Copy out the listing that follows, exact in every word, and skip the images.

** START DATA EXTRACT **

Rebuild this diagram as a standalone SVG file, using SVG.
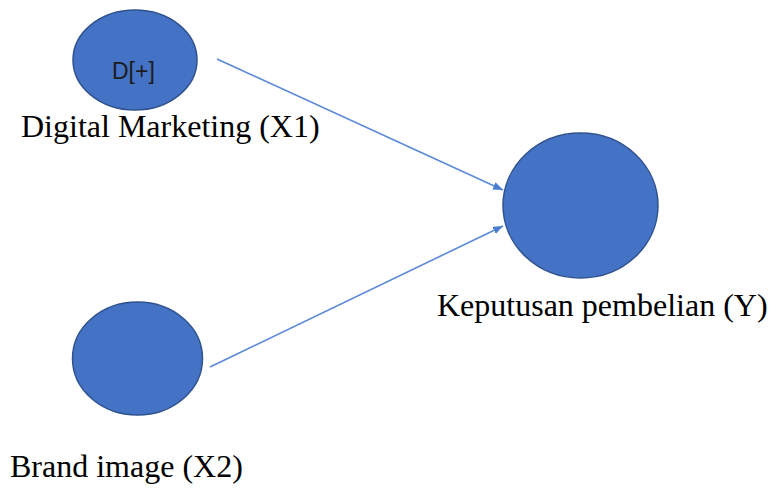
<svg xmlns="http://www.w3.org/2000/svg" width="776" height="490" viewBox="0 0 776 490">
<style>
.node{fill:#4472c4;stroke:#2f528f;stroke-width:1.5}
.lbl{font-family:"Liberation Serif","Times New Roman",serif;font-size:32px;fill:#000}
.icon{font-family:"Liberation Sans",Arial,sans-serif;font-size:23px;fill:#1c1c1c}
.conn{stroke:#5a8ad6;stroke-width:1.6;fill:none}
</style>
<defs>
<marker id="ah" viewBox="0 0 10 8" refX="10" refY="4" markerWidth="10" markerHeight="8" markerUnits="userSpaceOnUse" orient="auto">
<path d="M0,0 L10,4 L0,8 Z" fill="#4a7cd0"/>
</marker>
</defs>
<rect width="776" height="490" fill="#fff"/>
<g id="connectors">
<line class="conn" x1="217" y1="59" x2="503" y2="190" marker-end="url(#ah)"/>
<line class="conn" x1="210" y1="367" x2="503" y2="226" marker-end="url(#ah)"/>
</g>
<g id="x1">
<ellipse class="node" cx="135" cy="60" rx="62" ry="50"/>
<text class="icon" x="112" y="79">D[+]</text>
<text class="lbl" x="21" y="137">Digital Marketing (X1)</text>
</g>
<g id="x2">
<ellipse class="node" cx="137.5" cy="358.5" rx="65" ry="56.5"/>
<text class="lbl" x="10" y="477">Brand image (X2)</text>
</g>
<g id="y">
<ellipse class="node" cx="580.5" cy="205.5" rx="77.5" ry="72.5"/>
<text class="lbl" x="437" y="316">Keputusan pembelian (Y)</text>
</g>
</svg>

** END DATA EXTRACT **

TASK RESPONSE
Rebuild this diagram as a standalone SVG file, using SVG.
<svg xmlns="http://www.w3.org/2000/svg" width="776" height="490" viewBox="0 0 776 490">
<style>
.node{fill:#4472c4;stroke:#2f528f;stroke-width:1.5}
.lbl{font-family:"Liberation Serif","Times New Roman",serif;font-size:32px;fill:#000}
.icon{font-family:"Liberation Sans",Arial,sans-serif;font-size:23px;fill:#1c1c1c}
.conn{stroke:#5a8ad6;stroke-width:1.6;fill:none}
</style>
<defs>
<marker id="ah" viewBox="0 0 10 8" refX="10" refY="4" markerWidth="10" markerHeight="8" markerUnits="userSpaceOnUse" orient="auto">
<path d="M0,0 L10,4 L0,8 Z" fill="#4a7cd0"/>
</marker>
</defs>
<rect width="776" height="490" fill="#fff"/>
<g id="connectors">
<line class="conn" x1="217" y1="59" x2="503" y2="190" marker-end="url(#ah)"/>
<line class="conn" x1="210" y1="367" x2="503" y2="226" marker-end="url(#ah)"/>
</g>
<g id="x1">
<ellipse class="node" cx="135" cy="60" rx="62" ry="50"/>
<text class="icon" x="112" y="79">D[+]</text>
<text class="lbl" x="21" y="137">Digital Marketing (X1)</text>
</g>
<g id="x2">
<ellipse class="node" cx="137.5" cy="358.5" rx="65" ry="56.5"/>
<text class="lbl" x="10" y="477">Brand image (X2)</text>
</g>
<g id="y">
<ellipse class="node" cx="580.5" cy="205.5" rx="77.5" ry="72.5"/>
<text class="lbl" x="437" y="316">Keputusan pembelian (Y)</text>
</g>
</svg>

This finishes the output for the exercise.